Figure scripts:
▼

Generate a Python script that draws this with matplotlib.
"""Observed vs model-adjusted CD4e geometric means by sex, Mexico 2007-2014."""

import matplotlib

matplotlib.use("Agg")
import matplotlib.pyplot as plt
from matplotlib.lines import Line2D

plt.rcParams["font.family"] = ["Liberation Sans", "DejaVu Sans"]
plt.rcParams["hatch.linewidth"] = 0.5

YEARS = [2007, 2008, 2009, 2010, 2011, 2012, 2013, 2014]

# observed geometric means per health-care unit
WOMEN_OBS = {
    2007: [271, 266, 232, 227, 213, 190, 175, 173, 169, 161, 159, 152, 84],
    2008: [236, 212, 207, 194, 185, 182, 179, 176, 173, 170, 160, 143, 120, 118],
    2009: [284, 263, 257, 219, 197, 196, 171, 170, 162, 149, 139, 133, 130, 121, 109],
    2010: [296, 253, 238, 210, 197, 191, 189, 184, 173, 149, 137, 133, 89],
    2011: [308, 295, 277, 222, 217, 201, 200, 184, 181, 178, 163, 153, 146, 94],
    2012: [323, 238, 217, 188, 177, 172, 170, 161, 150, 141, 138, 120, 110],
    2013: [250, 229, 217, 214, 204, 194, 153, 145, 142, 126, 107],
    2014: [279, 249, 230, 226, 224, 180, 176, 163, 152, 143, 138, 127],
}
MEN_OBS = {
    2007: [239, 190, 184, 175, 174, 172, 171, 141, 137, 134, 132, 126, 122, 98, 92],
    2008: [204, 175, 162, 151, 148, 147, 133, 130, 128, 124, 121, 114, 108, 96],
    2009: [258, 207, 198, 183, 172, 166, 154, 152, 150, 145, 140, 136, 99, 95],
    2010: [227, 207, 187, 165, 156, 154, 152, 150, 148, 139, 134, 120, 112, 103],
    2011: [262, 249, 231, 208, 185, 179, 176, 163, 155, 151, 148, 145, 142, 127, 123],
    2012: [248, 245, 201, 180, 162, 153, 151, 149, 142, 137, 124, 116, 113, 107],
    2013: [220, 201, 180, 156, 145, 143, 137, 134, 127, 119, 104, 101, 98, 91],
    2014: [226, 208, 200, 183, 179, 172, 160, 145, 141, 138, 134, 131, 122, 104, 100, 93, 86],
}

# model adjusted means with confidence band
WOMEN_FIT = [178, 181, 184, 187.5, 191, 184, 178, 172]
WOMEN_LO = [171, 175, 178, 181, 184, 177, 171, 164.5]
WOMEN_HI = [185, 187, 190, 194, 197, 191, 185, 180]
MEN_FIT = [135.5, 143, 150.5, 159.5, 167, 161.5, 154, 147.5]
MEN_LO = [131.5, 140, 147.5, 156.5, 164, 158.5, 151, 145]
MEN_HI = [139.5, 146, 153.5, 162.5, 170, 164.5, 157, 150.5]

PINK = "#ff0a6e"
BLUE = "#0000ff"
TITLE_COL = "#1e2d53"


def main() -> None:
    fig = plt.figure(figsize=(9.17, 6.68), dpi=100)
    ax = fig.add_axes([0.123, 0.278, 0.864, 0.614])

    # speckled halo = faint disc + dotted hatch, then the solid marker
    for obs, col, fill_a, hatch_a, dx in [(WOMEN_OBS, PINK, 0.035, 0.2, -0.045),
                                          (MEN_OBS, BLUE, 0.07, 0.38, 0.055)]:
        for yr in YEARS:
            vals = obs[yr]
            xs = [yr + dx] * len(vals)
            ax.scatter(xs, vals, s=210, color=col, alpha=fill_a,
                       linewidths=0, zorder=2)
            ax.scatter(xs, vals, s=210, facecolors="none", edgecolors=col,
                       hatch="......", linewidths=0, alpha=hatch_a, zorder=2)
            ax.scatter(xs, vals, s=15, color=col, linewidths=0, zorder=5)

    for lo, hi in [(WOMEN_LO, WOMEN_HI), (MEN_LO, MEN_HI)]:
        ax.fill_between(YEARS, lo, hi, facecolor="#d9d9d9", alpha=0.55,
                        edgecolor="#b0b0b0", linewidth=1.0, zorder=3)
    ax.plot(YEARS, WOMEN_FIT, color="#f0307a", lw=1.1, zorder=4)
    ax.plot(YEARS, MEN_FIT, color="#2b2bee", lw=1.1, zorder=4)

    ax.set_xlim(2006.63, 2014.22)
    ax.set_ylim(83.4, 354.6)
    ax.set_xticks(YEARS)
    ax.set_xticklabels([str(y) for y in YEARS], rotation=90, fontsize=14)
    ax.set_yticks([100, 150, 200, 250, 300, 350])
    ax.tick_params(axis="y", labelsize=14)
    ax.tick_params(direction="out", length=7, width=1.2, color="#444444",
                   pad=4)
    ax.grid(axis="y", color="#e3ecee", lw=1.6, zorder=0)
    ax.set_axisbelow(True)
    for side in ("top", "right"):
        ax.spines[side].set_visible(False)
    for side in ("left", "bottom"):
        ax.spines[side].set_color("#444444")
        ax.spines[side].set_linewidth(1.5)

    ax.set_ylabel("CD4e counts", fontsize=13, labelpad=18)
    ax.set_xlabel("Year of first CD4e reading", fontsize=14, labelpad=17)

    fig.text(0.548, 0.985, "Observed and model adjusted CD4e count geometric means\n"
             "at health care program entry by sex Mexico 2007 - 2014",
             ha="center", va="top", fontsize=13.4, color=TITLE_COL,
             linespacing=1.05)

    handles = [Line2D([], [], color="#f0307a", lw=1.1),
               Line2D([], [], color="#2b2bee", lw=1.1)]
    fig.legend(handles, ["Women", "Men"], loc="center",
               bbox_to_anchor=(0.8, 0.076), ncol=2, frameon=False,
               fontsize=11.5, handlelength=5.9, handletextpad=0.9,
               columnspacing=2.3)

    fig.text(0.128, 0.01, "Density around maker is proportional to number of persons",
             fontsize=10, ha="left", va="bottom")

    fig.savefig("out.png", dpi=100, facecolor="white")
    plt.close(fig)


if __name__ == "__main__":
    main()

▲
▼

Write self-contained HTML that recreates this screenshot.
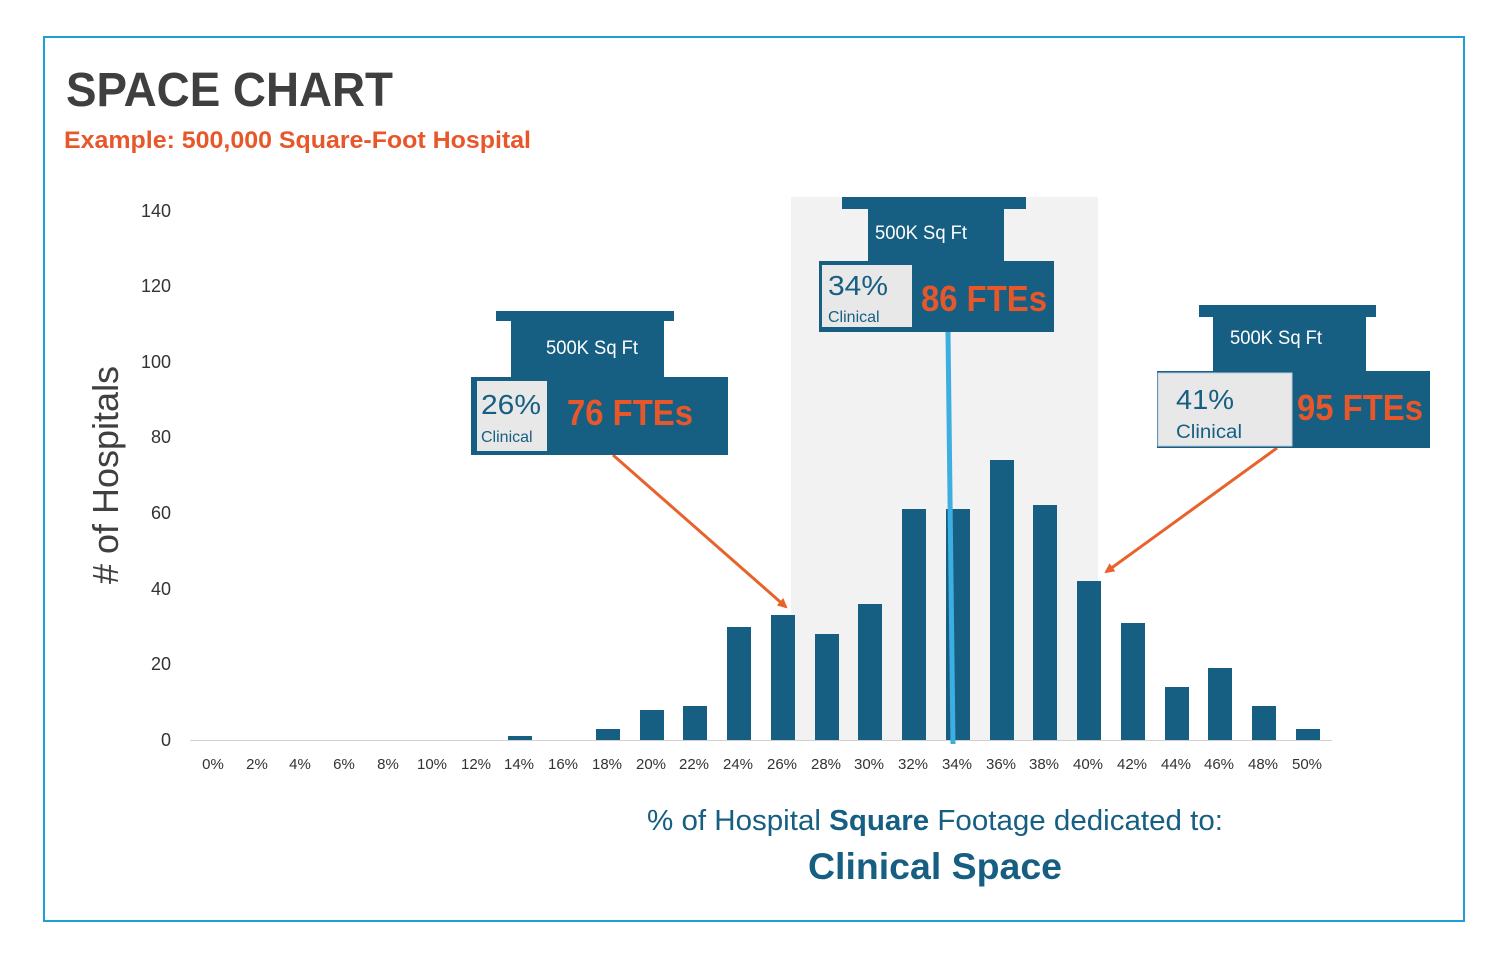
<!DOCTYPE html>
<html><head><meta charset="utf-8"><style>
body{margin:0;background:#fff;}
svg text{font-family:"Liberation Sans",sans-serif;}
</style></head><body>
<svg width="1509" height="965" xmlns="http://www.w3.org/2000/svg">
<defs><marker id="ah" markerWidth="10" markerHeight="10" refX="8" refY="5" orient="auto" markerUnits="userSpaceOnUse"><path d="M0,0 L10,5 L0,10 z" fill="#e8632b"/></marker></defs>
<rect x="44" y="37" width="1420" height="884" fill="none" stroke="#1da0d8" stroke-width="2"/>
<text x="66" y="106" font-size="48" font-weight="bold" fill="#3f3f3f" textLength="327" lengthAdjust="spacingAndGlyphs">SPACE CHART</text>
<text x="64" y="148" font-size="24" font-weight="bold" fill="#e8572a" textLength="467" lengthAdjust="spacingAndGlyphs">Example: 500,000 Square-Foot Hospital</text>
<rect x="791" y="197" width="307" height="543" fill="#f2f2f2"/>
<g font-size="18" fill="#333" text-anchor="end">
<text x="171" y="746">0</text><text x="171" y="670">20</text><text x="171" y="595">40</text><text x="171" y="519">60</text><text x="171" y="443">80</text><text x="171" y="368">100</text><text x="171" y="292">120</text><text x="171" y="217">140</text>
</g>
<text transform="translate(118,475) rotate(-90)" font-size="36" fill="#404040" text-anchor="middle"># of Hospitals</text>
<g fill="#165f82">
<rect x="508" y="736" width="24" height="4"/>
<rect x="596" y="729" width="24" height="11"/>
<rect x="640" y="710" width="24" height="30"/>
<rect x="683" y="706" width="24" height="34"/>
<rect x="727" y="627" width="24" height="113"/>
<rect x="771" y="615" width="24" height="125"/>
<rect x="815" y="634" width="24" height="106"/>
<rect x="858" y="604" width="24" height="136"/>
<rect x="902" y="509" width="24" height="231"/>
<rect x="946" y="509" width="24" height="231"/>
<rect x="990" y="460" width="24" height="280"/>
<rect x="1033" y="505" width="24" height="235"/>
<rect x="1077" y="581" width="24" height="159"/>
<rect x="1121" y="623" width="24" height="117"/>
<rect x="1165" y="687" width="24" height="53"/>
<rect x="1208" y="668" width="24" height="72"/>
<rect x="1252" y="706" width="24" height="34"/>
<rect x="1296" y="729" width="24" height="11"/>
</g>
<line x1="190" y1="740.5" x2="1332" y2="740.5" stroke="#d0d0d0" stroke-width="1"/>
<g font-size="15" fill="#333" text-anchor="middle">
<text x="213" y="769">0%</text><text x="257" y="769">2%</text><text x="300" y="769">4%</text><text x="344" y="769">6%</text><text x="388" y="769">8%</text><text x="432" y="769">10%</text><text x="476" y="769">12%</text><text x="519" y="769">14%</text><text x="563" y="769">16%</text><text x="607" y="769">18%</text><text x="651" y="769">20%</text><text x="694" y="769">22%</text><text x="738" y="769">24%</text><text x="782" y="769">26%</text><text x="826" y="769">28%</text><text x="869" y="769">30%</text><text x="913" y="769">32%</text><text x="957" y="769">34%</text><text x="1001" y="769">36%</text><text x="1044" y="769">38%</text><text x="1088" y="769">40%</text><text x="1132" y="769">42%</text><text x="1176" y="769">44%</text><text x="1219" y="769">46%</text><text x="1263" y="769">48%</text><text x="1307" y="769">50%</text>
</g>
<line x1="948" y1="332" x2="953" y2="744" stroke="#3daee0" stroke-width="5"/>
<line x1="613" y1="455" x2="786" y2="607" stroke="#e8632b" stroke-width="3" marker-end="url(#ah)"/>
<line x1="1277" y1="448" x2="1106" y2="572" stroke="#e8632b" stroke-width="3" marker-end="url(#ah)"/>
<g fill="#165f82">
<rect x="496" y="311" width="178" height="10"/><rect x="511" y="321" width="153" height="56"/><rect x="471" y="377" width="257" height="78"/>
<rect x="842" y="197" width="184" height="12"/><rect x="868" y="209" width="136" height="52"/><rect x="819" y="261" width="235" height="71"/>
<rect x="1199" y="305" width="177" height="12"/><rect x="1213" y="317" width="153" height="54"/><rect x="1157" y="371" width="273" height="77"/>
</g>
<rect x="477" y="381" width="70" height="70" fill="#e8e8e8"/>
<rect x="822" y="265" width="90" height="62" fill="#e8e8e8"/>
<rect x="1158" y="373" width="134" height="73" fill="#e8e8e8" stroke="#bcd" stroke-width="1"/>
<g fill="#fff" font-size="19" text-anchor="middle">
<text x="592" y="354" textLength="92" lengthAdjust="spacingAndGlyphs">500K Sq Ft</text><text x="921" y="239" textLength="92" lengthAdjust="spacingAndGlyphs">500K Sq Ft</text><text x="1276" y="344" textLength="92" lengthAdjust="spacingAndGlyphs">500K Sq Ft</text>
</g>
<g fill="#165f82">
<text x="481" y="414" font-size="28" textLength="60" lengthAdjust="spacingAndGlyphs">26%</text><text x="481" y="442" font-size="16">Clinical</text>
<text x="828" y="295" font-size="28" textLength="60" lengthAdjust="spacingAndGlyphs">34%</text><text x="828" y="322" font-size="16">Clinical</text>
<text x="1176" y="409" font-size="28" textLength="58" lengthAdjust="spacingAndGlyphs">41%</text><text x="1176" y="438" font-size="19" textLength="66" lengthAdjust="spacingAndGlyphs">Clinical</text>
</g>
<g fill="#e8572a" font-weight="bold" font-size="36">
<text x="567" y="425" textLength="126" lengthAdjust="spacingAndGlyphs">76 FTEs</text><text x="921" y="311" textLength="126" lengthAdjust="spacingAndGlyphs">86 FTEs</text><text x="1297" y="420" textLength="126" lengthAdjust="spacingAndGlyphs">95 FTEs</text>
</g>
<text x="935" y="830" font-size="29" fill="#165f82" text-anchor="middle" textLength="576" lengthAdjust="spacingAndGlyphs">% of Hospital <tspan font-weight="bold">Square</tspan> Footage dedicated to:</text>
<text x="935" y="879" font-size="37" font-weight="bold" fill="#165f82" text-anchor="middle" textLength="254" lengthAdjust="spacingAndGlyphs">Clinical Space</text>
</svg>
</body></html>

▲

WHAT TO DO: Each line from the line containing "Generate a Python" through the line containing "YEARS = [2007, 2008, 2009, 2010, 2011, 2012, 2013, 2014]" is to be transcribed exactly, and no other line.

TASK OUTPUT:
Generate a Python script that draws this with matplotlib.
"""Observed vs model-adjusted CD4e geometric means by sex, Mexico 2007-2014."""

import matplotlib

matplotlib.use("Agg")
import matplotlib.pyplot as plt
from matplotlib.lines import Line2D

plt.rcParams["font.family"] = ["Liberation Sans", "DejaVu Sans"]
plt.rcParams["hatch.linewidth"] = 0.5

YEARS = [2007, 2008, 2009, 2010, 2011, 2012, 2013, 2014]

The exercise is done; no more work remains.